No. We want to film where the action is, and what you think looks messy will actually look really interesting.
The message is - there is a time and a place to be corporate. Mainstream telly isn’t it. Which leads nicely into…
Your best people are not the ones you think they are
The last time I filmed at CERN I chatted to Dr Clara Nellist - she’s a particle physicist who’s also all over TikTok, Instagram and Youtube. She’s exactly the type of person I want to put on camera, and, several of us on the panel agreed, exactly the type of person who will excite the next generation of minds into the field.
Highly technical press releases are still important to industry journals, but if you want more people talking about your work, you need to meet them where they are, on their level, on the platforms they go to.
Encourage your PhD students to vlog about their work - social media allows for quick, regular hits about what they’re up to. Yes, it’s unfiltered, yes, it looks messy and informal, but the algorithms love accounts that post frequently, which leads to your message going further, faster.
The same goes for the interviewees you put up - it’s logical that the most senior person on the team should be interviewed, but from these execs I’m looking for exciting soundbites. If you’re the boss, I want you to be visionary and passionate, not corporate. And after you, I’m looking for the young member of your team who’s doing the lab work, who’s at the coal-face. What’s it like being them, and what’s the most exciting thing that’s happened? I’m not after someone who can recite the technical facts into a camera - I’m after feelings, dwahling.
Something is wrong - embrace it!
The Large Hadron Collider is still doing sterling work, allowing scientists to get more and more accurate measurements and a finer and finer understanding of the way the universe works.
But the most exciting story I’m aware of, the one that I want to talk about, is the fact that our models of reality are wrong.
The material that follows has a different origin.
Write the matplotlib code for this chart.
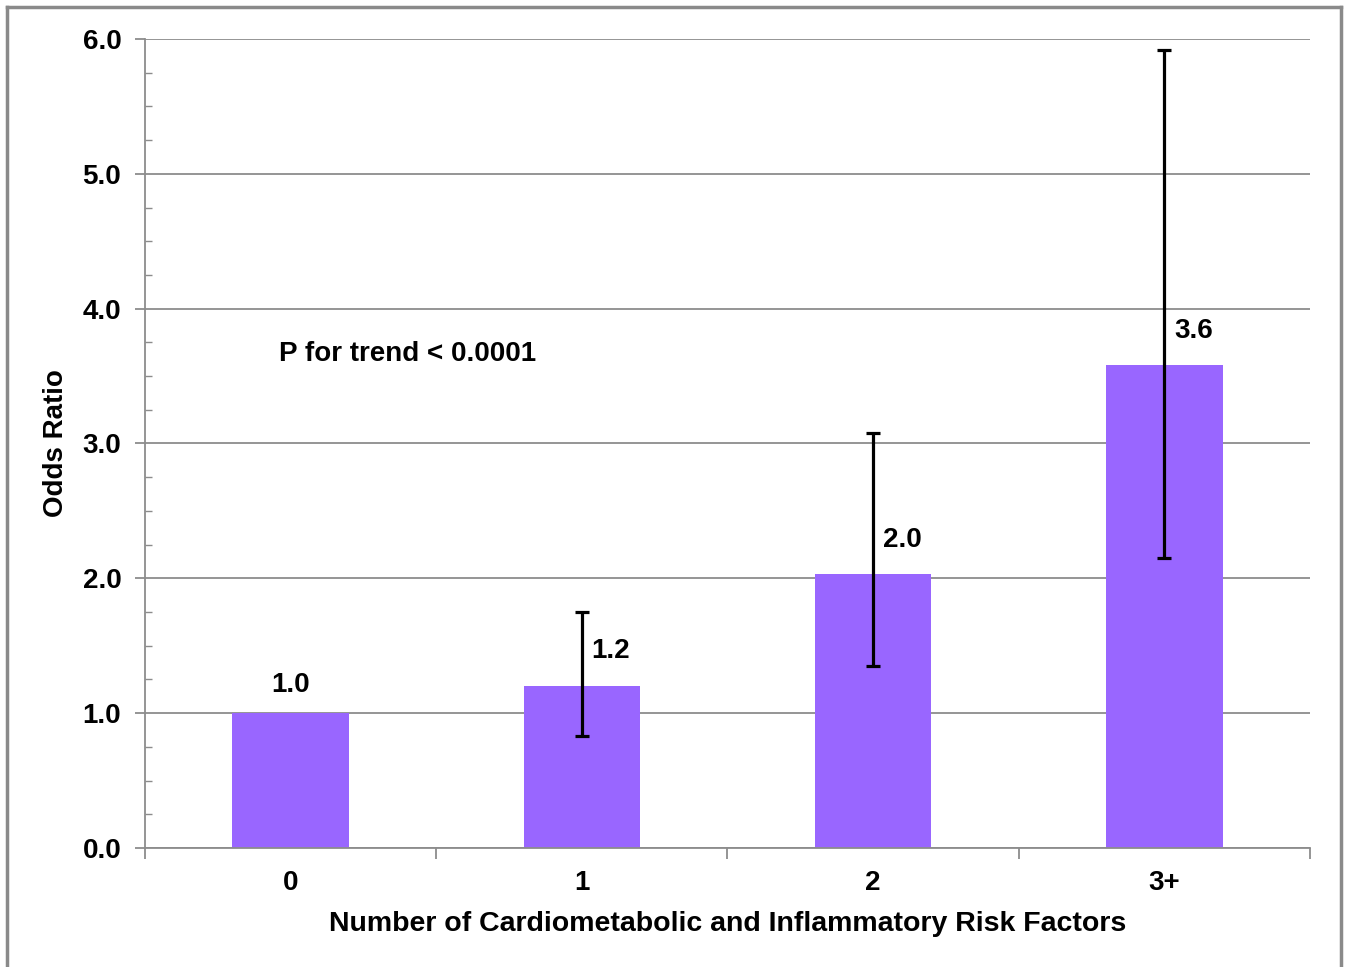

In the past hundred or so years, people with properly big brains have come up with different theories and formulae that describe gravity, time, fundamental particles, and many things in between. But we now know that they’re not right.
Stuff’s going wrong on the biggest scale - depending on how we measure the universe and how fast it’s expanding, we get wildly different numbers, suggesting we’re missing something important about how physics works.
Stuff’s going wrong on the smallest level - Einstein’s famous Theory of General Relativity goes haywire when we apply it to tiny things, while Quantum Physics doesn’t work when we apply it to big things.
Oh, and 95% of the universe is missing. We think it’s there, but we can’t see it. And we don’t know what it is.
When these kinds of thoughts are woven into news about scientific discoveries, they certainly make me sit up and pay attention. And if I was a student, deciding what field of science to study, this might lure me over to the dark (matter) side.
It’s all about telling stories
You probably don’t work in high-energy physics. But whatever your industry, you are a specialist in it. You know it inside out. And because of that, you may have two competing, almost opposite opinions of what you do.
On the one hand, you might think it’s fascinating and vital, and you can’t understand why everyone doesn’t get as excited about it as you do.
But on the other, you might also be so used to the day-to-day grind, so engrossed in the detail, that you have no idea how to explain it to the public. Every advancement might just seem like another small, non-newsworthy increment.
But I believe, and this applies to absolutely any area, not just particle physics, that anything can be made to be interesting. It’s all about telling the right story. What does your audience care about? Start with that. Hook them in. Add more detail later, once they care.
Daniel Stach made the point that when someone is under stress, you should talk to them like they’re a 12 year-old. Not patronisingly, just gently and steadily. And, he added, when you’re trying to explain high-end physics to someone, it’s almost certain that they are under stress.
As was I, under the glare of this audience, as I said that a great way to get coverage is to suggest that Einstein was wrong.